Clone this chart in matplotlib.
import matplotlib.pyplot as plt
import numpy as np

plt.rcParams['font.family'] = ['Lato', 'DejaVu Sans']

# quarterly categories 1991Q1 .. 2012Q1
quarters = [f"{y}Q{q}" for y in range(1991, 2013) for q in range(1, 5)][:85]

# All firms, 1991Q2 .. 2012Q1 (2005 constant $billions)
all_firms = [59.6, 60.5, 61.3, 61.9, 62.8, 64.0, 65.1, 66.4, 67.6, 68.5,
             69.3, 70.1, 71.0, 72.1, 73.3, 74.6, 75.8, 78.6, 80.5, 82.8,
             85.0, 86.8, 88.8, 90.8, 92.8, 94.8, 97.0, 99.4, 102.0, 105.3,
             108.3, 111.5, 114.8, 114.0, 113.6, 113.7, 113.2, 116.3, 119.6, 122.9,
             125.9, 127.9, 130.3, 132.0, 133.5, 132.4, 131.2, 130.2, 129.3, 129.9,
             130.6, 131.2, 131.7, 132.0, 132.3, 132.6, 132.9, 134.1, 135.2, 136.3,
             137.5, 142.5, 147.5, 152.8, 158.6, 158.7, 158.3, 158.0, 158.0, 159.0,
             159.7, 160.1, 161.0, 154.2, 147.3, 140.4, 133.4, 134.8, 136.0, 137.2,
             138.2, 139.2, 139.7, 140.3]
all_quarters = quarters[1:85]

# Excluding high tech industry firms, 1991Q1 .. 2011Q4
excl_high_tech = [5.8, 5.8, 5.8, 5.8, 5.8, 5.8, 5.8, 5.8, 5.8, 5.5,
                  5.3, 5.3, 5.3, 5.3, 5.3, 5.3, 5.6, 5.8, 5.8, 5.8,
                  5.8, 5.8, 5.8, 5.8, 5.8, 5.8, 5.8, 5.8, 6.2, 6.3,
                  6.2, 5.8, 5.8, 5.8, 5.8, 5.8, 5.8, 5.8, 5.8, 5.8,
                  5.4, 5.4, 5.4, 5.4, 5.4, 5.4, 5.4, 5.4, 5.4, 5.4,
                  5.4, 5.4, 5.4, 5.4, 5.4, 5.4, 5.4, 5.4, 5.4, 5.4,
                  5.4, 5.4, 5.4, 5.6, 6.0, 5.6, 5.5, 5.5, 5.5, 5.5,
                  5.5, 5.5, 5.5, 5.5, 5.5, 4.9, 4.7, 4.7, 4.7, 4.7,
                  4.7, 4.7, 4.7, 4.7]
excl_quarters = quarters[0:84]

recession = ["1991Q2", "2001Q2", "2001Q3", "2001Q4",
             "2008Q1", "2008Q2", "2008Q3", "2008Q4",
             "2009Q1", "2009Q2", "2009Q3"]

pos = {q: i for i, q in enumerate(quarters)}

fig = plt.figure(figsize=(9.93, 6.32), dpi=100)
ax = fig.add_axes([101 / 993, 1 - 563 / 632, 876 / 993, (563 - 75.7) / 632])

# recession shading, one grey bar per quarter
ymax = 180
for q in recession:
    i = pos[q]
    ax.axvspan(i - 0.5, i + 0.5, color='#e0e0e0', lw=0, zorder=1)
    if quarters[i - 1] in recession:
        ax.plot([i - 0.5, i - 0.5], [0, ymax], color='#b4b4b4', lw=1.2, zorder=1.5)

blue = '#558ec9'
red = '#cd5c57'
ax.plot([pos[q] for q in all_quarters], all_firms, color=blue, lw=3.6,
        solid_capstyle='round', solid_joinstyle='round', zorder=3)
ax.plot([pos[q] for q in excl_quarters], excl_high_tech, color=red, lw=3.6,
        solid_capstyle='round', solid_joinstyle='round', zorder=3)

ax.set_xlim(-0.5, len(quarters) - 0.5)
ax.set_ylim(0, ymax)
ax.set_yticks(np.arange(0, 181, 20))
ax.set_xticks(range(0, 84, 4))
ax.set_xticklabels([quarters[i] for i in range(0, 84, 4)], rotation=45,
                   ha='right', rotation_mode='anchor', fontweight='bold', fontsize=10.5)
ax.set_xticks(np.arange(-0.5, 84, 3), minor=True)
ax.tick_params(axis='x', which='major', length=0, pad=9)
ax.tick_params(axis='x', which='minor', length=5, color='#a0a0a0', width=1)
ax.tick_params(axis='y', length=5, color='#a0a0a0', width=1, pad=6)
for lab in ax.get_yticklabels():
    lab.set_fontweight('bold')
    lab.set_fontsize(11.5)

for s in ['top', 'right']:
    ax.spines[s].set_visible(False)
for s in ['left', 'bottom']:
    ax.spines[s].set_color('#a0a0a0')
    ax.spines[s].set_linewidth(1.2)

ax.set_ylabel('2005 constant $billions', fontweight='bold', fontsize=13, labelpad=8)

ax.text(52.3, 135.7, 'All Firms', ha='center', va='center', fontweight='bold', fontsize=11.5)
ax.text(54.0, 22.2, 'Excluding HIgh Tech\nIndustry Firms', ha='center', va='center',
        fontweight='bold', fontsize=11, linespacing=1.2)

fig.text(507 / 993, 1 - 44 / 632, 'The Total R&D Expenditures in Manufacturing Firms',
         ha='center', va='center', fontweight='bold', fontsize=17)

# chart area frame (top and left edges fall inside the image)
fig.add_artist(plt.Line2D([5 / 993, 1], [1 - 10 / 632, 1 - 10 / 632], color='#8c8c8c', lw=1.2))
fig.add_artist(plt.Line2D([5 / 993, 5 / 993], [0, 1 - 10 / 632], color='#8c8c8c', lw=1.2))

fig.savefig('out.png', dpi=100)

— Aim of the exercise —
Begin with the first line of the listing and copy exactly through the line that contains "excl_quarters = quarters[0:84]", please, keeping both ends and leaving out everything after.

— Exercise output —
Clone this chart in matplotlib.
import matplotlib.pyplot as plt
import numpy as np

plt.rcParams['font.family'] = ['Lato', 'DejaVu Sans']

# quarterly categories 1991Q1 .. 2012Q1
quarters = [f"{y}Q{q}" for y in range(1991, 2013) for q in range(1, 5)][:85]

# All firms, 1991Q2 .. 2012Q1 (2005 constant $billions)
all_firms = [59.6, 60.5, 61.3, 61.9, 62.8, 64.0, 65.1, 66.4, 67.6, 68.5,
             69.3, 70.1, 71.0, 72.1, 73.3, 74.6, 75.8, 78.6, 80.5, 82.8,
             85.0, 86.8, 88.8, 90.8, 92.8, 94.8, 97.0, 99.4, 102.0, 105.3,
             108.3, 111.5, 114.8, 114.0, 113.6, 113.7, 113.2, 116.3, 119.6, 122.9,
             125.9, 127.9, 130.3, 132.0, 133.5, 132.4, 131.2, 130.2, 129.3, 129.9,
             130.6, 131.2, 131.7, 132.0, 132.3, 132.6, 132.9, 134.1, 135.2, 136.3,
             137.5, 142.5, 147.5, 152.8, 158.6, 158.7, 158.3, 158.0, 158.0, 159.0,
             159.7, 160.1, 161.0, 154.2, 147.3, 140.4, 133.4, 134.8, 136.0, 137.2,
             138.2, 139.2, 139.7, 140.3]
all_quarters = quarters[1:85]

# Excluding high tech industry firms, 1991Q1 .. 2011Q4
excl_high_tech = [5.8, 5.8, 5.8, 5.8, 5.8, 5.8, 5.8, 5.8, 5.8, 5.5,
                  5.3, 5.3, 5.3, 5.3, 5.3, 5.3, 5.6, 5.8, 5.8, 5.8,
                  5.8, 5.8, 5.8, 5.8, 5.8, 5.8, 5.8, 5.8, 6.2, 6.3,
                  6.2, 5.8, 5.8, 5.8, 5.8, 5.8, 5.8, 5.8, 5.8, 5.8,
                  5.4, 5.4, 5.4, 5.4, 5.4, 5.4, 5.4, 5.4, 5.4, 5.4,
                  5.4, 5.4, 5.4, 5.4, 5.4, 5.4, 5.4, 5.4, 5.4, 5.4,
                  5.4, 5.4, 5.4, 5.6, 6.0, 5.6, 5.5, 5.5, 5.5, 5.5,
                  5.5, 5.5, 5.5, 5.5, 5.5, 4.9, 4.7, 4.7, 4.7, 4.7,
                  4.7, 4.7, 4.7, 4.7]
excl_quarters = quarters[0:84]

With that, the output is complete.